- Provided data
┌──

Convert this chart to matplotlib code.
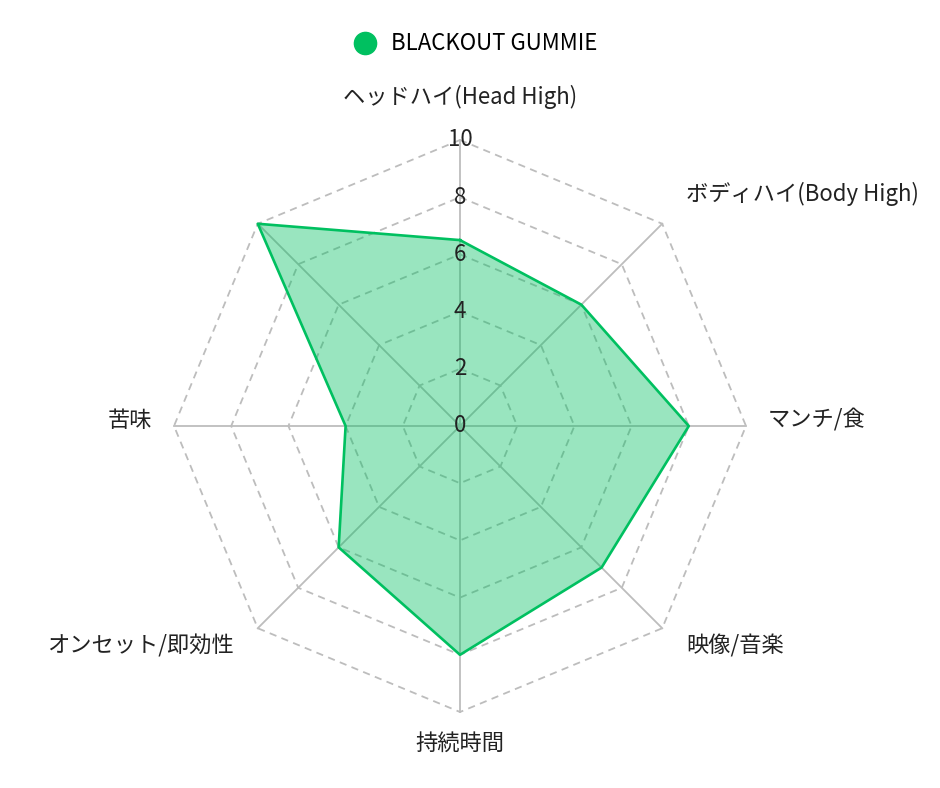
import numpy as np
import matplotlib.pyplot as plt
from matplotlib.lines import Line2D

plt.rcParams['font.family'] = ['Noto Sans CJK JP', 'DejaVu Sans']

# --- data ---
labels = ['ヘッドハイ(Head High)', 'ボディハイ(Body High)', 'マンチ/食', '映像/音楽',
          '持続時間', 'オンセット/即効性', '苦味', '']
values = [6.5, 6, 8, 7, 8, 6, 4, 10]
series_name = 'BLACKOUT GUMMIE'
rings = [2, 4, 6, 8, 10]
max_val = 10

green = '#00c060'
grid_col = '#bdbdbd'

fig = plt.figure(figsize=(9.4, 7.88), dpi=100)
ax = fig.add_axes([0, 0, 1, 1])

# center (460, 426) px, radius 286 px -> 10 units = 286 px
scale = max_val / 286.0
cx, cy = 460, 426
ax.set_xlim(-cx * scale, (940 - cx) * scale)
ax.set_ylim(-(788 - cy) * scale, cy * scale)
ax.axis('off')

n = len(labels)
angles = np.pi / 2 - np.arange(n) * 2 * np.pi / n
ca, sa = np.cos(angles), np.sin(angles)

# dashed polygon rings
for r in rings:
    ax.plot(np.append(r * ca, r * ca[0]), np.append(r * sa, r * sa[0]),
            color=grid_col, lw=1.3, ls=(0, (4, 3)), zorder=1)
# spokes
for c, s in zip(ca, sa):
    ax.plot([0, max_val * c], [0, max_val * s], color=grid_col, lw=1.3, zorder=1)

# data polygon
v = np.array(values, dtype=float)
xs, ys = v * ca, v * sa
ax.fill(xs, ys, color=green, alpha=0.4, lw=0, zorder=2)
ax.plot(np.append(xs, xs[0]), np.append(ys, ys[0]), color=green, lw=1.9, zorder=3)

# ring value labels
for r in [0] + rings:
    ax.text(0, r, str(r), ha='center', va='center', fontsize=16, color='#222222', zorder=4)

# axis labels
for lab, c, s in zip(labels, ca, sa):
    if not lab:
        continue
    if abs(s) < 0.1:
        r = 10.77
    elif abs(c) < 0.1:
        r = 11.3
    else:
        r = 11.18
    ha = 'center' if abs(c) < 0.1 else ('left' if c > 0 else 'right')
    ax.text(r * c, r * s + 0.2, lab, ha=ha, va='center', fontsize=16, color='#222222')

handle = Line2D([], [], ls='none', marker='o', markersize=16, color=green)
fig.legend([handle], [series_name], loc='center', bbox_to_anchor=(0.5, 1 - 44 / 788),
           frameon=False, fontsize=16, handletextpad=0.2)

fig.savefig('out.png', dpi=100)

└──

- Task statement
Leave the pictures out and please restate exactly the lines running from the start of the material through the one with "ax.axis('off')".

- Answer to the exercise
Convert this chart to matplotlib code.
import numpy as np
import matplotlib.pyplot as plt
from matplotlib.lines import Line2D

plt.rcParams['font.family'] = ['Noto Sans CJK JP', 'DejaVu Sans']

# --- data ---
labels = ['ヘッドハイ(Head High)', 'ボディハイ(Body High)', 'マンチ/食', '映像/音楽',
          '持続時間', 'オンセット/即効性', '苦味', '']
values = [6.5, 6, 8, 7, 8, 6, 4, 10]
series_name = 'BLACKOUT GUMMIE'
rings = [2, 4, 6, 8, 10]
max_val = 10

green = '#00c060'
grid_col = '#bdbdbd'

fig = plt.figure(figsize=(9.4, 7.88), dpi=100)
ax = fig.add_axes([0, 0, 1, 1])

# center (460, 426) px, radius 286 px -> 10 units = 286 px
scale = max_val / 286.0
cx, cy = 460, 426
ax.set_xlim(-cx * scale, (940 - cx) * scale)
ax.set_ylim(-(788 - cy) * scale, cy * scale)
ax.axis('off')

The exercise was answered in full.